In the battle of Afghanistan, nations from central and eastern Europe supplied
soldiers and special forces and peacekeepers to help defeat the Taliban, to
help destroy the terrorists and to bring freedom to the Afghan people.
In the battle of Iraq, central and eastern European countries have stood with
America and our coalition to end a grave threat to peace, and to rid Iraq of
a brutal, brutal regime. The peoples of Bulgaria, Estonia, Latvia, Lithuania,
Romania, Slovakia and Slovenia have a fresh memory of tyranny. And they know
the consequences of complacency in the face of danger.
Time and again, they have demonstrated their desire and ability to defend
freedom against its enemies. They have proven themselves to be allies by their
action. And now it is time to make them allies by treaty.
This morning's vote in the Senate brings that day closer. I urge all the current
members of NATO to welcome these new members as quickly as possible. These
nations will make NATO stronger, and we need that strength for all the work
that lies ahead. We must continue to fight global terror and strongly oppose
the proliferation of weapons of mass destruction.
NATO, itself, must develop new military capabilities to meet the emerging
dangers of a new era. We must help the people of the Balkans to become full
partners in the progress of Europe.

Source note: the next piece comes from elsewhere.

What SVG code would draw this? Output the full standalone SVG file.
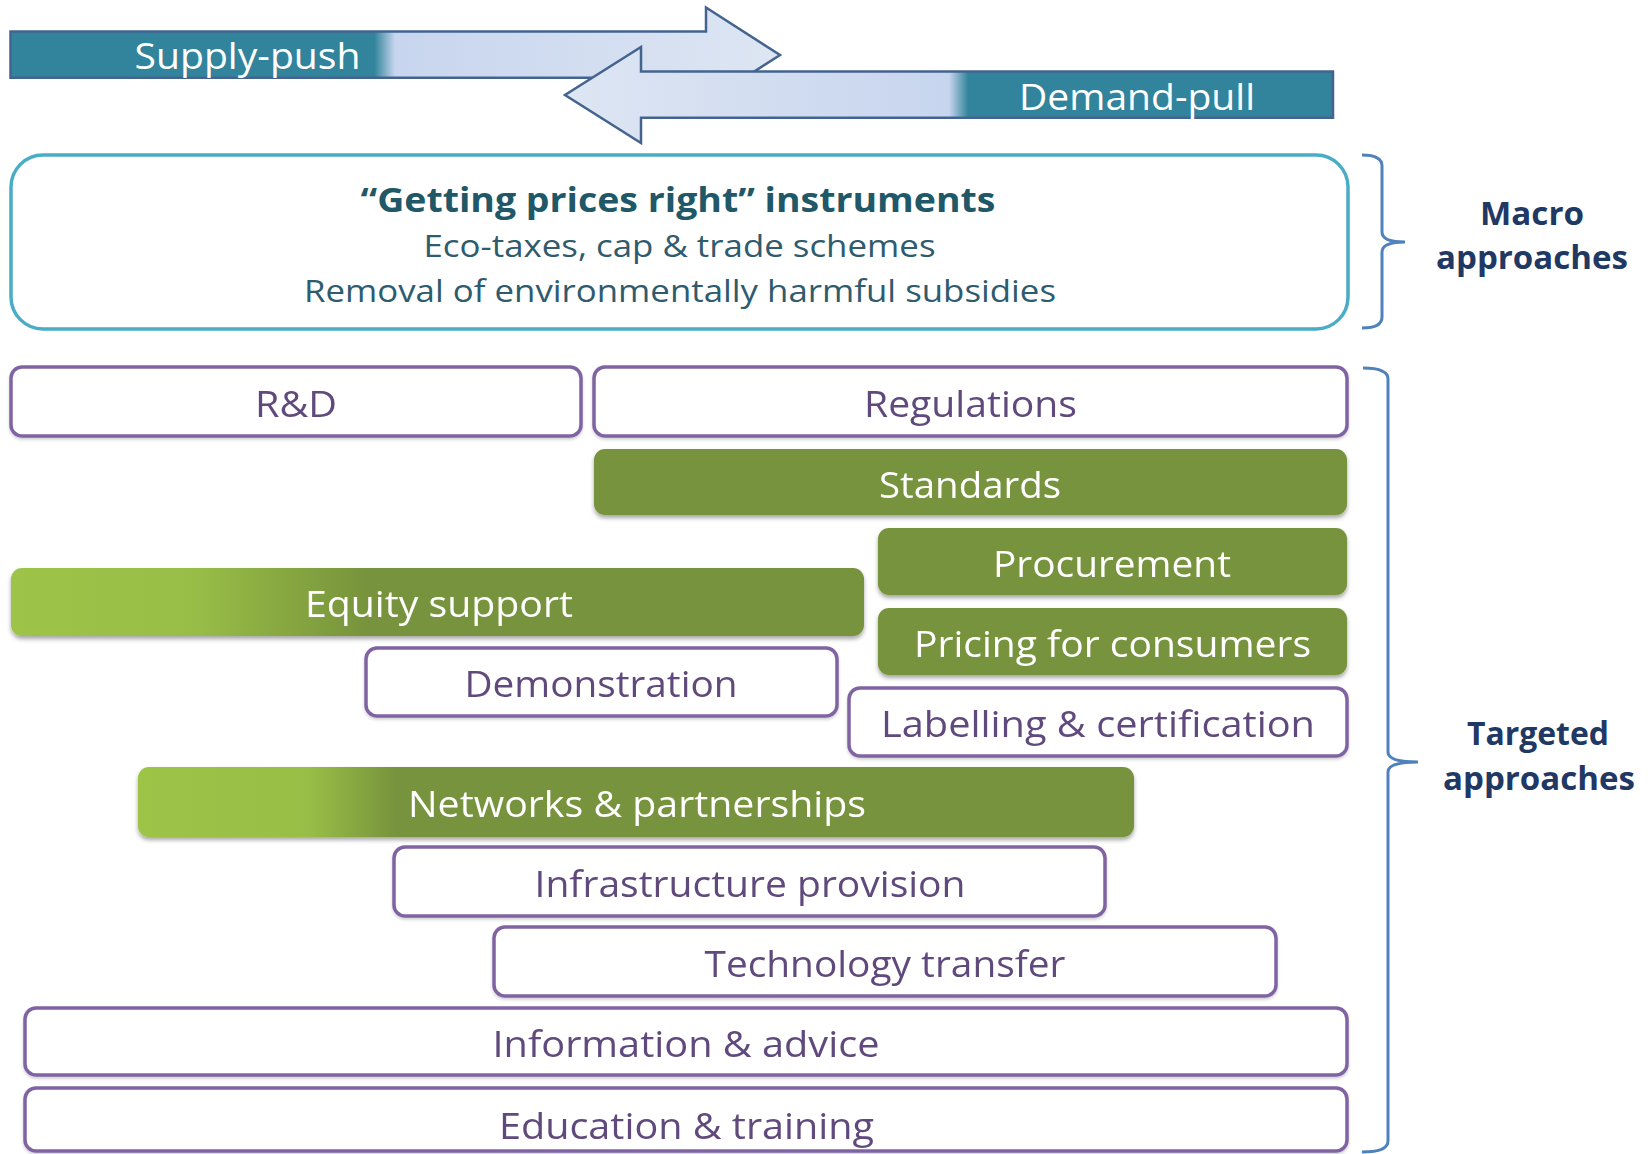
<svg xmlns="http://www.w3.org/2000/svg" width="1648" height="1154" viewBox="0 0 1648 1154">
<defs>
<style>
.t{font-family:"Open Sans","Liberation Sans",sans-serif;text-anchor:middle}
.box{fill:#FFFFFF;stroke:#8064A2;stroke-width:3.5}
.grn{fill:#77933C}
.bt{font-size:36px;fill:#604A7B}
.gt{font-size:36px;fill:#FFFFFF}
.side{font-size:32px;font-weight:bold;fill:#1F3864}
.brace{fill:none;stroke:#4F81BD;stroke-width:3}
.arrow{stroke:#44648F;stroke-width:2.5;stroke-linejoin:miter}
</style>
<linearGradient id="gSupply" gradientUnits="userSpaceOnUse" x1="10" y1="0" x2="780" y2="0">
<stop offset="0" stop-color="#31849B"/>
<stop offset="0.473" stop-color="#31849B"/>
<stop offset="0.5" stop-color="#C7D5EE"/>
<stop offset="1" stop-color="#DEE6F3"/>
</linearGradient>
<linearGradient id="gDemand" gradientUnits="userSpaceOnUse" x1="565" y1="0" x2="1333" y2="0">
<stop offset="0" stop-color="#DEE6F3"/>
<stop offset="0.5" stop-color="#C7D5EE"/>
<stop offset="0.525" stop-color="#31849B"/>
<stop offset="1" stop-color="#31849B"/>
</linearGradient>
<linearGradient id="gEquity" gradientUnits="userSpaceOnUse" x1="11" y1="0" x2="864" y2="0">
<stop offset="0" stop-color="#9DC347"/>
<stop offset="0.21" stop-color="#99BE47"/>
<stop offset="0.42" stop-color="#77933C"/>
<stop offset="1" stop-color="#77933C"/>
</linearGradient>
<linearGradient id="gNet" gradientUnits="userSpaceOnUse" x1="138" y1="0" x2="1134" y2="0">
<stop offset="0" stop-color="#9DC347"/>
<stop offset="0.17" stop-color="#99BE47"/>
<stop offset="0.26" stop-color="#77933C"/>
<stop offset="1" stop-color="#77933C"/>
</linearGradient>
<filter id="shG" x="-5%" y="-20%" width="110%" height="150%">
<feDropShadow dx="0" dy="3" stdDeviation="2" flood-color="#000" flood-opacity="0.35"/>
</filter>
<filter id="shW" x="-5%" y="-20%" width="110%" height="150%">
<feDropShadow dx="0" dy="2" stdDeviation="1.5" flood-color="#000" flood-opacity="0.18"/>
</filter>
</defs>
<rect width="1648" height="1154" fill="#FFFFFF"/>

<g id="arrows">
<g id="supply-push">
<polygon class="arrow" fill="url(#gSupply)" points="10.5,31.5 706,31.5 706,7.5 780,55 706,102.5 706,77.8 10.5,77.8"/>
<text class="t" x="247.5" y="69" font-size="37" fill="#FFFFFF" textLength="226" lengthAdjust="spacingAndGlyphs">Supply-push</text>
</g>
<g id="demand-pull">
<polygon class="arrow" fill="url(#gDemand)" points="1333,71.5 641,71.5 641,47 565,95 641,143 641,117.7 1333,117.7"/>
<text class="t" x="1137" y="109.5" font-size="37" fill="#FFFFFF" textLength="236" lengthAdjust="spacingAndGlyphs">Demand-pull</text>
</g>
</g>

<g id="macro">
<rect x="11" y="155" width="1337" height="174" rx="32" ry="32" fill="#FFFFFF" stroke="#4BACC6" stroke-width="3.5"/>
<text class="t" x="678" y="211.5" font-size="34" font-weight="bold" fill="#215868" textLength="635" lengthAdjust="spacingAndGlyphs">“Getting prices right” instruments</text>
<text class="t" x="679.5" y="256.5" font-size="31" fill="#2F5B6E" textLength="512" lengthAdjust="spacingAndGlyphs">Eco-taxes, cap &amp; trade schemes</text>
<text class="t" x="680" y="302" font-size="31" fill="#2F5B6E" textLength="752" lengthAdjust="spacingAndGlyphs">Removal of environmentally harmful subsidies</text>
</g>

<g id="braces">
<path class="brace" d="M1362,155 Q1382,155 1382,166 L1382,232 Q1382,242 1405,242 Q1382,242 1382,252 L1382,317 Q1382,328 1362,328"/>
<path class="brace" d="M1363,368 Q1388,368 1388,379 L1388,752 Q1388,762 1418,762 Q1388,762 1388,772 L1388,1141 Q1388,1152 1362,1152"/>
</g>

<g id="label-macro">
<text class="t side" x="1532" y="225" textLength="104" lengthAdjust="spacingAndGlyphs">Macro</text>
<text class="t side" x="1532" y="269" textLength="192" lengthAdjust="spacingAndGlyphs">approaches</text>
</g>
<g id="label-targeted">
<text class="t side" x="1538" y="745" textLength="142" lengthAdjust="spacingAndGlyphs">Targeted</text>
<text class="t side" x="1539" y="790" textLength="192" lengthAdjust="spacingAndGlyphs">approaches</text>
</g>

<g id="rd" filter="url(#shW)">
<rect class="box" x="11" y="367" width="570" height="69" rx="11"/>
<text class="t bt" x="296" y="416.5" textLength="82" lengthAdjust="spacingAndGlyphs">R&amp;D</text>
</g>
<g id="regulations" filter="url(#shW)">
<rect class="box" x="594" y="367" width="753" height="69" rx="11"/>
<text class="t bt" x="970.5" y="416.5" textLength="213" lengthAdjust="spacingAndGlyphs">Regulations</text>
</g>
<g id="standards" filter="url(#shG)">
<rect class="grn" x="594" y="449" width="753" height="66" rx="11"/>
<text class="t gt" x="970" y="497.5" textLength="182" lengthAdjust="spacingAndGlyphs">Standards</text>
</g>
<g id="procurement" filter="url(#shG)">
<rect class="grn" x="878" y="528" width="469" height="67" rx="11"/>
<text class="t gt" x="1112" y="576.5" textLength="238" lengthAdjust="spacingAndGlyphs">Procurement</text>
</g>
<g id="equity-support" filter="url(#shG)">
<rect x="11" y="568" width="853" height="68" rx="11" fill="url(#gEquity)"/>
<text class="t gt" x="439" y="617" textLength="268" lengthAdjust="spacingAndGlyphs">Equity support</text>
</g>
<g id="pricing" filter="url(#shG)">
<rect class="grn" x="878" y="608" width="469" height="67" rx="11"/>
<text class="t gt" x="1112.5" y="656.5" textLength="397" lengthAdjust="spacingAndGlyphs">Pricing for consumers</text>
</g>
<g id="demonstration" filter="url(#shW)">
<rect class="box" x="366" y="648" width="471" height="68" rx="11"/>
<text class="t bt" x="601" y="697" textLength="273" lengthAdjust="spacingAndGlyphs">Demonstration</text>
</g>
<g id="labelling" filter="url(#shW)">
<rect class="box" x="849" y="688" width="498" height="68" rx="11"/>
<text class="t bt" x="1098" y="737" textLength="434" lengthAdjust="spacingAndGlyphs">Labelling &amp; certification</text>
</g>
<g id="networks" filter="url(#shG)">
<rect x="138" y="767" width="996" height="70" rx="11" fill="url(#gNet)"/>
<text class="t gt" x="637" y="817" textLength="458" lengthAdjust="spacingAndGlyphs">Networks &amp; partnerships</text>
</g>
<g id="infrastructure" filter="url(#shW)">
<rect class="box" x="394" y="847" width="711" height="69" rx="11"/>
<text class="t bt" x="750" y="896.5" textLength="431" lengthAdjust="spacingAndGlyphs">Infrastructure provision</text>
</g>
<g id="technology" filter="url(#shW)">
<rect class="box" x="494" y="927" width="782" height="69" rx="11"/>
<text class="t bt" x="885" y="976.5" textLength="361" lengthAdjust="spacingAndGlyphs">Technology transfer</text>
</g>
<g id="information" filter="url(#shW)">
<rect class="box" x="25" y="1008" width="1322" height="67" rx="11"/>
<text class="t bt" x="686" y="1056.5" textLength="387" lengthAdjust="spacingAndGlyphs">Information &amp; advice</text>
</g>
<g id="education" filter="url(#shW)">
<rect class="box" x="25" y="1088" width="1322" height="63" rx="11"/>
<text class="t bt" x="686.5" y="1138.5" textLength="375" lengthAdjust="spacingAndGlyphs">Education &amp; training</text>
</g>
</svg>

We welcome the commitment of Albania, Croatia
and Macedonia to the values and principles of NATO. And we will help them as
they move forward with reform.
We have work ahead in bringing order and security to Iraq, so the Iraqi people
can build the institutions of freedom and provide an example of democracy to
other Arab nations. And just as NATO has stood for the freedom of all of Europe,
we must stand with people everywhere who strive for greater freedom and tolerance
and development and health and opportunity, including those in the Middle East
and Africa.
This day was a long time in coming, yet there was never any doubt. Through
decades of crisis and division, Europe's peoples shared with people everywhere
the same need and hope for freedom. This hope overcame the designs of tyrants
and this hope overcame the tragedies of war.
The nations of central and eastern Europe are one of history's great examples
of the power and appeal of liberty. And we believe that example will be followed
and multiplied throughout the world.
Thank you all for coming. May God bless your nations. (Applause.)